2. The strategy alluded by the Senators is: the devil take the hindmost. This implies two big banks are in the line of fire; both, of course, are strenuously denying that anything of the kind is true (we could call this the Irish Ministry of Finance line; it also worked for Northern Rock and Iceland, at least for a while). But the banking system problems are likely to be much deeper, and any attempt to deal with just two banks is likely to founder fairly quickly. Probably our financial leadership will for now dig in around “two and only two,” but when the consensus is so fragmented, anything can happen. Follow the public statements of Lloyd Blankfein closely; use the hubris in his February 8th, 2009, Financial Times op ed as a benchmark (remember: this was timed to appear upstage on the morning Secretary Geithner was supposed to present his financial system plan).
3. How does the designated government leadership communicate that credit probably needs to contract for all banks, including anything taken over by the government, given the declining willingness to borrow by creditworthy individuals and firms?

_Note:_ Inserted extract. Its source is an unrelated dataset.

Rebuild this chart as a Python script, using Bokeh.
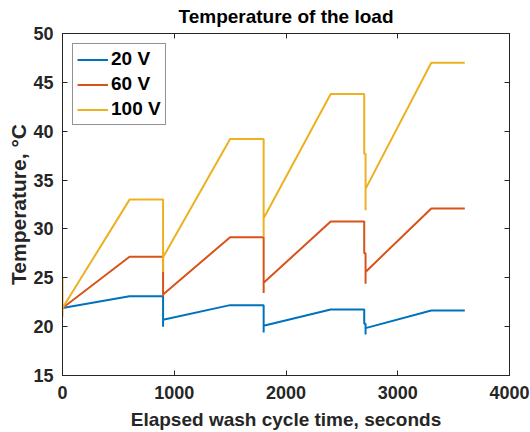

Some of the language used in and around the House Financial Services Committee hearing with bankers demonstrated a worrying misperception - just because banks are taken over does not mean they should, could, or would increase lending. If we get a substantial increase in government directed credit, our problems will get much worse before, if ever, they get better. This is definitely a media blitz assignment for senior political nominees at Treasury. Will we learn more of their names this week?
4. There is no panacea, and that includes taking over banks. We face a pervasive global confidence problem for consumers, firms and - in some countries - governments. The government takeover of failed banks with systemic importance is the worst of all possible strategies, apart from all the alternatives. Decisive action on the banking system is necessary but not sufficient for the economic recovery. Will this message be communicated clearly by the architects of the bank strategy, to keep expectations at reasonable levels? Could someone, please, have a word with the official forecasters (yes, I’m looking at the Federal Reserve). It is hard to focus the world (and Congress) on forestalling Financial Armageddon when your crack modellers publicly predict something close to a V-shaped recovery near the end of the forecast horizon.
5. Will there be a clear, upfront commitment to reprivatization, with a promise that large banks will be broken up in the process? Changing the industrial structure of banking is essential for altering the political economy of the sector. Community bankers - influential in the Senate - need to be brought onside with aggressive FDIC-type interventions, and this is more likely to happen if they sense that that the era of megabanks is drawing to a close (the dinosaurs are finished; someone notify the mammals). Watch also for supportive body language among private equity investors. If the banking lobby breaks into small pieces, politics could become a lot more interesting."